Eh? Then I've made a mistake. I don't know why I've put soul in there at all!

Oh yes I do (I've just remembered):

The notion of the soul is a material thing. The soul itself isn't.

Notions are material but they can refer to things that aren't. Is that clearer?

I mean, it's possible for me to conceive of fictions, lies and just things that don't have any existence in reality. But my conceptions, as brain waves, are real. And material.
 
Warpus:

No we don't, we only know that about the observable universe.

OK, but believing in non-observable universe / reality is totally unscientific. Science can tell you only about what is observable.

We have no idea if it's a part of a larger reality, a multiverse, or what.

In the thread I linked, Unicorny explained why believing in a multiverse is less logical than believing in a higher power (like God).

Borachio:

Notions are material but they can refer to things that aren't. Is that clearer?

No it is not clearer, sorry. You define "material" so broadly that there is really nothing left which is not material, IMO.
 
All we know about the Universe before the Big Bang is that we don't know anything about it. We simply can't draw any conclusions whatever from this lack of knowledge.
 
But also abstract notions like truth, the past, the future, mind, soul, and volition, and the rest

The future and the past do not exist as material things. Only the present exists like this. Images of the past are material, but not the past itself (for example, everything you see with your eyes is always the past - you cannot see the present time due to light speed limitations).

All we know about the Universe before the Big Bang is that we don't know anything about it.

We know that the Universe did not exist before the Big Bang. We don't know anything about other hypothetical universe / universes before it.

We simply can't draw any conclusions whatever from this lack of knowledge.

This is not lack of knowledge but lack of evidence, and from lack of evidence science draws a lot of conclusions.
 
Yet again, they exist as abstract notions in your brain. I agree the future and past don't exist as material things (or at least we don't think they do).
 
That's a common point in arguments between atheists and religious people. If I do a good deed it's not because I'm racking up points to put toward some after-death existence. I do it because my conscience or sense of ethics or honor tells me it's the right thing to do.

Well, I don't know that it needs to be an argument at all. It's an argument between certain atheists and certain religious people. The disconnects seem kinda twofold from where I stand, overassuredness of self righteousness in many of the religious and overly narrow conception of the divine in the the not.

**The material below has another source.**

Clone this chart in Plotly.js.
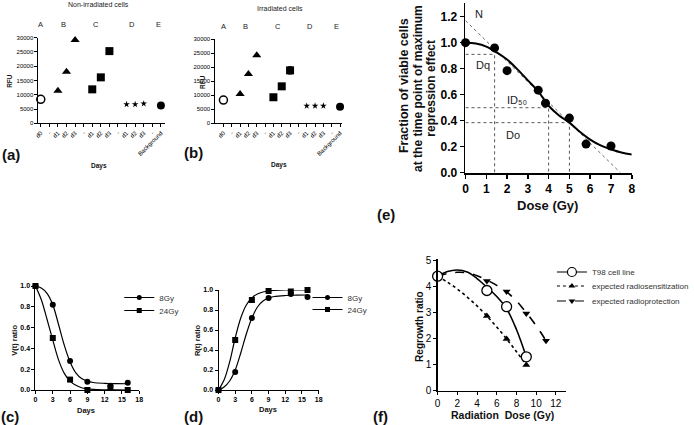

Now consider the atheist who gives up their life to save someone else... Jesus' sacrifice cant compare, he came back in 3 days

The sacrifice is pretty muddy. The !!!Happy Easter Party!!!! version is pretty lightweight. God made man implies that very human doubt are possible, feelings of betrayal are possible, feeling of the abandonment of God are possible upon The Cross. Bear in mind the decent into Hell is what happened during those three days. The sacrifice wasn't a "hey, I got your back, don't worry a thing" sort of thing. It was a "pay in fullness of suffering sort of thing. Particularly again if you start being more flexible with the conception of hell as perhaps not being simply lakes of torture but perhaps an existence in the complete absence/rejection of the divine.